Regulatory harmonization ensures product standards, environmental regulations, consumer protection laws, and competition rules are consistent across member states. This alignment creates a level playing field for businesses, preventing regulatory arbitrage and reducing compliance costs for firms operating across borders. Harmonized regulations also facilitate cross-border transactions by reducing complexity and improving transparency for investors. Institutional frameworks, including supranational bodies, are established to facilitate this coordination, monitor adherence to agreed-upon policies, and resolve disputes.
Economic integration progresses through several stages, each representing a deeper level of cooperation and policy alignment among countries. An economic union occupies an advanced position, building upon preceding stages. The initial stage is a Free Trade Area (FTA), where member countries eliminate tariffs and quotas on most goods traded among themselves. Each member retains independent trade policies and tariffs with non-member countries.
Moving beyond an FTA, a Customs Union is formed when member countries eliminate internal trade barriers and adopt a common external trade policy. This means they impose the same tariffs and quotas on imports from countries outside the union, presenting a unified front in international trade negotiations. While goods can move freely within the union, the movement of factors of production like labor and capital remains restricted.
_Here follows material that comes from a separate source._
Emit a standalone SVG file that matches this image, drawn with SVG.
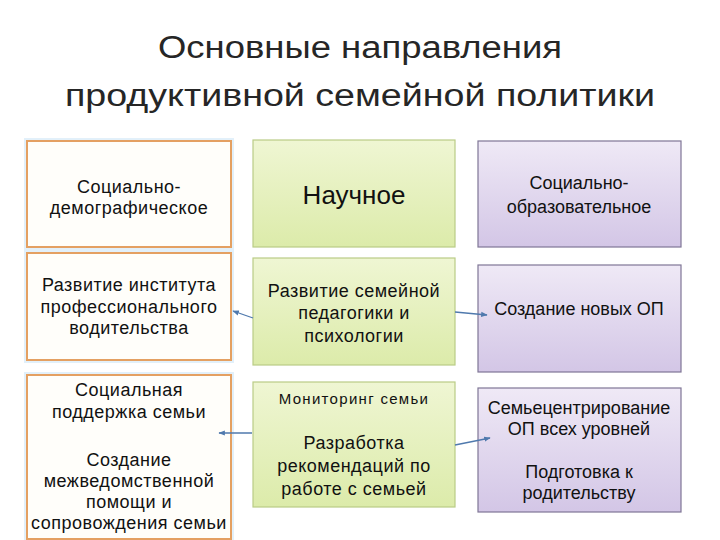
<svg xmlns="http://www.w3.org/2000/svg" width="720" height="540" viewBox="0 0 720 540">
<style>
.t{font-family:"Liberation Sans",Arial,sans-serif;font-size:18px;fill:#111;text-anchor:middle}
.l .t{letter-spacing:0.5px}
.m .t{letter-spacing:0.5px}
.title{font-family:"Liberation Sans",Arial,sans-serif;font-size:31px;fill:#262626;text-anchor:middle}
.lb{fill:#fffefa;stroke:#e4a062;stroke-width:2}
.glow{fill:none;stroke:#e2f0fa;stroke-width:6}
.mb{fill:url(#gg);stroke:#b9cc86;stroke-width:1.2}
.rb{fill:url(#pg);stroke:#7f7696;stroke-width:1.2}
.c{stroke:#4f79ad;stroke-width:1.3;fill:none;marker-end:url(#ah)}
</style>
<defs>
<linearGradient id="gg" x1="0" y1="0" x2="0" y2="1"><stop offset="0" stop-color="#eff6d3"/><stop offset="1" stop-color="#dcebaa"/></linearGradient>
<linearGradient id="pg" x1="0" y1="0" x2="0" y2="1"><stop offset="0" stop-color="#efe9f6"/><stop offset="1" stop-color="#d3c6e6"/></linearGradient>
<marker id="ah" viewBox="0 0 10 10" refX="9" refY="5" markerWidth="5" markerHeight="5" orient="auto"><path d="M0,1 L10,5 L0,9 z" fill="#4f79ad"/></marker>
</defs>
<rect width="720" height="540" fill="#fff"/>
<g id="title">
<text class="title" x="360" y="58" textLength="404" lengthAdjust="spacingAndGlyphs">Основные направления</text>
<text class="title" x="360" y="106" textLength="590" lengthAdjust="spacingAndGlyphs">продуктивной семейной политики</text>
</g>
<g id="n1" class="l"><rect class="glow" x="27" y="141" width="204" height="106"/><rect class="lb" x="27" y="141" width="204" height="106"/>
<text class="t" x="129" y="193">Социально-</text><text class="t" x="129" y="214">демографическое</text></g>
<g id="n2" class="l"><rect class="glow" x="27" y="253" width="204" height="107"/><rect class="lb" x="27" y="253" width="204" height="107"/>
<text class="t" x="129" y="291">Развитие института</text><text class="t" x="129" y="313">профессионального</text><text class="t" x="129" y="334">водительства</text></g>
<g id="n3" class="l"><rect class="glow" x="27" y="375" width="204" height="164"/><rect class="lb" x="27" y="375" width="204" height="164"/>
<text class="t" x="129" y="396">Социальная</text><text class="t" x="129" y="418">поддержка семьи</text>
<text class="t" x="129" y="466">Создание</text><text class="t" x="129" y="487">межведомственной</text><text class="t" x="129" y="508">помощи и</text><text class="t" x="129" y="529">сопровождения семьи</text></g>
<g id="n4" class="m"><rect class="mb" x="253" y="140" width="202" height="107"/>
<text class="t" x="354" y="204" style="font-size:26px;letter-spacing:0">Научное</text></g>
<g id="n5" class="m"><rect class="mb" x="253" y="258" width="202" height="107"/>
<text class="t" x="354" y="297">Развитие семейной</text><text class="t" x="354" y="319">педагогики и</text><text class="t" x="354" y="342">психологии</text></g>
<g id="n6" class="m"><rect class="mb" x="253" y="382" width="202" height="125"/>
<text class="t" x="354" y="404" style="font-size:15px;letter-spacing:1.3px">Мониторинг семьи</text>
<text class="t" x="354" y="449">Разработка</text><text class="t" x="354" y="472">рекомендаций по</text><text class="t" x="354" y="495">работе с семьей</text></g>
<g id="n7"><rect class="rb" x="478" y="141" width="203" height="106"/>
<text class="t" x="579" y="189">Социально-</text><text class="t" x="579" y="213">образовательное</text></g>
<g id="n8"><rect class="rb" x="478" y="265" width="203" height="107"/>
<text class="t" x="579" y="315">Создание новых ОП</text></g>
<g id="n9"><rect class="rb" x="478" y="388" width="203" height="124"/>
<text class="t" x="579" y="414">Семьецентрирование</text><text class="t" x="579" y="435">ОП всех уровней</text>
<text class="t" x="579" y="478">Подготовка к</text><text class="t" x="579" y="499">родительству</text></g>
<g id="connectors">
<path class="c" d="M253,318 L233,311"/>
<path class="c" d="M455,312 L487,315"/>
<path class="c" d="M252,433 L219,433"/>
<path class="c" d="M455,445 L490,438"/>
</g>
</svg>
The next stage is a Common Market, which expands upon a customs union by allowing the free movement of factors of production—labor and capital—in addition to goods and services. This stage also involves harmonization of regulations and policies to facilitate closer economic cooperation, though it stops short of full policy coordination.
An economic union then emerges from a common market by adding a layer of policy coordination and harmonization among member states. This includes the alignment of fiscal, monetary, and regulatory policies. While a common currency is not always a prerequisite for an economic union, its adoption signifies a further step towards an Economic and Monetary Union, a deeper form of integration. The progression through these stages reflects an increasing commitment to economic interdependence and a greater surrender of national sovereignty for collective benefits.
The European Union (EU) stands as a prominent example of an economic union, evolving into a highly integrated bloc. The EU has established a single market that ensures the free movement of goods, services, capital, and people among its member states. Many EU members have adopted the Euro, forming the Eurozone, and operate under a unified monetary policy managed by the European Central Bank. The EU also coordinates economic policy, law, and regulation among its members, including fiscal policy frameworks like the Stability and Growth Pact, which sets limits on government deficits and debt.
The Eurasian Economic Union (EAEU) is another example, comprising several countries in Eurasia. The EAEU features a single integrated market and facilitates the free movement of goods, capital, services, and workers among its members. This union also coordinates policies in areas such as macroeconomics, industry, agriculture, transportation, and customs regulations.
The Caribbean Community (CARICOM) is working towards a CARICOM Single Market and Economy (CSME). The CSME seeks to establish free movement for goods, services, capital, and skilled labor within its member states. It aims to foster competitive goods and services and support growth across the Caribbean region. These examples demonstrate how different economic unions implement the core principles of free movement and policy coordination to varying degrees, reflecting their specific goals and stages of integration.